### [Work instructions]
List each line holding the string "that".

┌─ Excerpted data

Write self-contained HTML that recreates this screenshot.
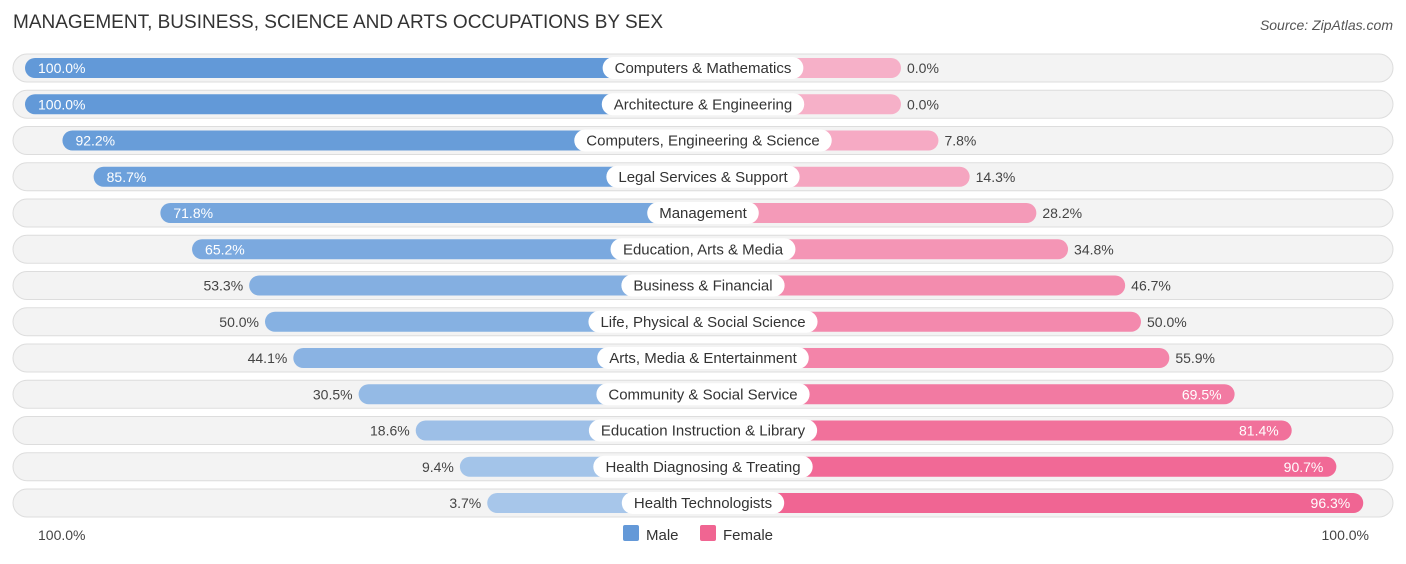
<!DOCTYPE html>
<html><head><meta charset="utf-8"><style>
body{margin:0;background:#fff;font-family:"Liberation Sans",sans-serif;}
svg text{font-family:"Liberation Sans",sans-serif;}
</style></head><body>
<svg id="chart" width="1406" height="559" xmlns="http://www.w3.org/2000/svg">
<text x="13" y="28" font-size="19" fill="#333">MANAGEMENT, BUSINESS, SCIENCE AND ARTS OCCUPATIONS BY SEX</text>
<text x="1393" y="30" font-size="14" fill="#555" font-style="italic" text-anchor="end">Source: ZipAtlas.com</text>
<g id="rows"></g>
<text x="38" y="540" font-size="14" fill="#444">100.0%</text>
<text x="1369" y="540" font-size="14" fill="#444" text-anchor="end">100.0%</text>
<g>
<rect x="623" y="525" width="16" height="16" rx="2" fill="#6499d8"/>
<text x="646" y="540" font-size="15" fill="#333">Male</text>
<rect x="700" y="525" width="16" height="16" rx="2" fill="#f06592"/>
<text x="723" y="540" font-size="15" fill="#333">Female</text>
</g>
</svg>
<script>
const categories=["Computers & Mathematics","Architecture & Engineering","Computers, Engineering & Science","Legal Services & Support","Management","Education, Arts & Media","Business & Financial","Life, Physical & Social Science","Arts, Media & Entertainment","Community & Social Service","Education Instruction & Library","Health Diagnosing & Treating","Health Technologists"];
const maleValues=[100.0,100.0,92.2,85.7,71.8,65.2,53.3,50.0,44.1,30.5,18.6,9.4,3.7];
const femaleValues=[0.0,0.0,7.8,14.3,28.2,34.8,46.7,50.0,55.9,69.5,81.4,90.7,96.3];
const NS="http://www.w3.org/2000/svg";
const g=document.getElementById('rows');
const cx=703, scale=4.8, male0=505, female0=901, y0=68, step=36.25;
function xm(v){return male0-v*scale;}
function xf(v){return female0+v*scale;}
function rowY(i){return y0+i*step;}
function mix(a,b,t){return a.map((c,i)=>Math.round(c+(b[i]-c)*t));}
function col(c){return `rgb(${c[0]},${c[1]},${c[2]})`;}
function mk(tag,attrs){const e=document.createElementNS(NS,tag);for(const k in attrs)e.setAttribute(k,attrs[k]);return e;}
const meas=document.createElement('canvas').getContext('2d');meas.font='15px "Liberation Sans"';
categories.forEach((cat,i)=>{
  const y=rowY(i);
  const row=mk('g',{});
  
  
  const bg=mk('rect',{x:13,y:y-14,width:1380,height:28,rx:14,fill:'#f3f3f3',stroke:'#dddddd','stroke-width':1});
  
  
  row.appendChild(bg);
  const mv=maleValues[i], fv=femaleValues[i];
  const mc=col(mix([170,200,235],[98,153,216],mv/100));
  const fc=col(mix([246,176,200],[240,98,145],fv/100));
  const mb=mk('rect',{x:xm(mv),y:y-10,width:cx-xm(mv),height:20,rx:10,fill:mc});
  
  
  row.appendChild(mb);
  const fb=mk('rect',{x:cx,y:y-10,width:xf(fv)-cx,height:20,rx:10,fill:fc});
  
  
  row.appendChild(fb);
  const w=meas.measureText(cat).width+24;
  const lp=mk('rect',{x:cx-w/2,y:y-11,width:w,height:22,rx:11,fill:'#fff'});
  
  
  row.appendChild(lp);
  const lt=mk('text',{x:cx,y:y+5,'font-size':15,fill:'#333','text-anchor':'middle'});
  lt.textContent=cat;
  
  
  row.appendChild(lt);
  const inM=mv>=60;
  const mt=mk('text',{x:inM?xm(mv)+13:xm(mv)-6,y:y+5,'font-size':14,fill:inM?'#fff':'#444','text-anchor':inM?'start':'end'});
  mt.textContent=mv.toFixed(1)+'%';
  
  
  row.appendChild(mt);
  const inF=fv>=60;
  const ft=mk('text',{x:inF?xf(fv)-13:xf(fv)+6,y:y+5,'font-size':14,fill:inF?'#fff':'#444','text-anchor':inF?'end':'start'});
  ft.textContent=fv.toFixed(1)+'%';
  
  
  row.appendChild(ft);
  g.appendChild(row);
});
</script>
</body></html>
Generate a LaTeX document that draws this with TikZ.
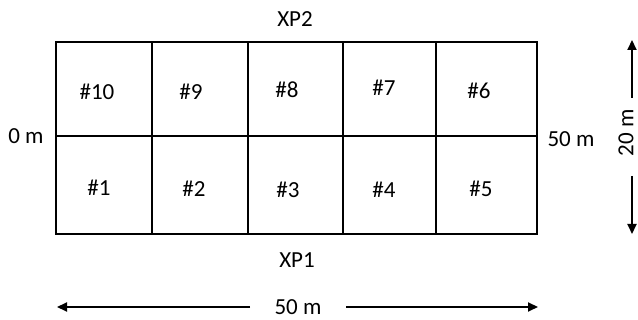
\documentclass[tikz,border=0pt]{standalone}
\usepackage{fontspec}
\setmainfont{Carlito}
\usetikzlibrary{arrows.meta}
\begin{document}
\begin{tikzpicture}[x=1pt,y=-1pt,
  lbl/.style={inner sep=0pt,font=\fontsize{23}{27}\selectfont},
  gridline/.style={line width=2pt},
  arr/.style={line width=2pt,-{Triangle[length=10pt,width=9pt]}}]
\useasboundingbox (0,0) rectangle (638,320);
% grid
\draw[gridline] (56,42.5) rectangle (537,234);
\draw[gridline] (56,136.5) -- (537,136.5);
\foreach \xx in {152,248,343,436} \draw[gridline] (\xx,42.5) -- (\xx,234);
% cell labels
\node[lbl] (c10) at (97,92) {\#10};
\node[lbl] (c9) at (191,92) {\#9};
\node[lbl] (c8) at (287,90) {\#8};
\node[lbl] (c7) at (384,88) {\#7};
\node[lbl] (c6) at (479,91) {\#6};
\node[lbl] (c1) at (99,188) {\#1};
\node[lbl] (c2) at (194,189) {\#2};
\node[lbl] (c3) at (288,190) {\#3};
\node[lbl] (c4) at (384,190) {\#4};
\node[lbl] (c5) at (481,189) {\#5};
% side labels
\node[lbl] (xp2) at (295,19) {XP2};
\node[lbl] (xp1) at (297,260) {XP1};
\node[lbl] (zero) at (26,136) {0 m};
\node[lbl] (fifty) at (571,139) {50 m};
% horizontal dimension
\node[lbl] (hdim) at (298,307) {50 m};
\coordinate (hl) at (57,307);
\coordinate (hr) at (538,307);
\coordinate (hls) at (250,307);
\coordinate (hrs) at (346,307);
\draw[arr] (hls) -- (hl);
\draw[arr] (hrs) -- (hr);
% vertical dimension
\node[lbl,rotate=90] (vdim) at (626,133) {20 m};
\coordinate (vt) at (632,40);
\coordinate (vb) at (632,234);
\coordinate (vts) at (632,98);
\coordinate (vbs) at (632,176);
\draw[arr] (vts) -- (vt);
\draw[arr] (vbs) -- (vb);
\end{tikzpicture}
\end{document}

└─

### [The result]
Write self-contained HTML that recreates this screenshot.
Generate a LaTeX document that draws this with TikZ.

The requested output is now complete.